As the default Risk Management guy for my agency (until the new gig kicks in that is) I get routed all manner of citizen complaint that has anything to do with the Ambulances.
As a result I often have the opportunity to do some public relations work right there on the phone.
Did the mean Paramedics stab you with a needle? Let me just take a look at your chart here…oh. It says here you’re a known diabetic and had a blood sugar of 21. Yes, Sir. Yes I understand you have trouble remembering to take you medicine. Yes I do think they should have woken you up first before stabbing you with the needle. But here’s the thing…
Most complaints seem to come in about 2-4 weeks following the date of service.
Our billing turn around is about 2-4 weeks.
Total coincidence I’m sure, but every now and again I get a phone call that brightens my day. Often it has to do with someone most certainly under the influence of a central nervous system depressant and their attempt to recover said intoxicant from the Paramedics that took it.
Take Eddie Dean(Not his real name, but think of Eddie from the Dark Tower series). Eddie called me doing his best Tommy Chong impression, right down to forgetting to answer some of my questions until after I ask “are you still there Eddie?” “Wha?”
Boils down to this: Eddie is refusing to pay the ambulance bill because the Paramedics stole his marijuana. Tough part on this one is that Eddie seriously needed some aggressive ALS care a few weeks back and I’ve got a gold star chart to prove it. He mixed up a few prescriptions for a few diagnosed ailments and…BAM…altered, parastesias, the whole 9. Most complaints revolve around fizzled attempts at a Lawsuit Chart, which still has to be paid prior to their surely losing case being heard.

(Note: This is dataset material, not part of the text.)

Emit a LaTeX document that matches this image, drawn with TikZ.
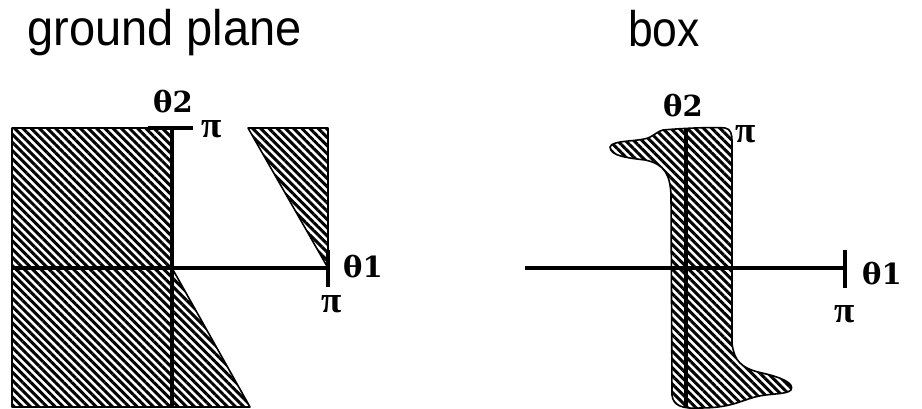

Eddie is worried the Paramedics thought he was high at the time, which he claims he was not and I believe him…until he starts to try to explain how high he is right now. While on the phone with me. “Like…like right now, I’m able to smoke some and feel good, but I didn’t smoke a lot that night.”
He swears his girlfriend can corroborate that the Paramedics took his weed so I ask for her number to call her. Eddie didn’t think that all the way through and is asking that I not call her right away, that he needs to call her first to tell her what to say.
Smooth move, Eddie.
On the answering machine at my office is a message that ends with “If this is a pressing clinical matter, please call (my cell phone number).”
Eddie left me three messages yesterday (Saturday) moderately sober and begging me to call him immediately so I can talk to his girlfriend who “can tell you more about what happened because I talked to her already.”
So now I get to hang onto an open file about how while in the midst of a code 3 scene time of less than 11 minutes at an 8th floor apartment, my crew somehow had time to grab a few little green bags.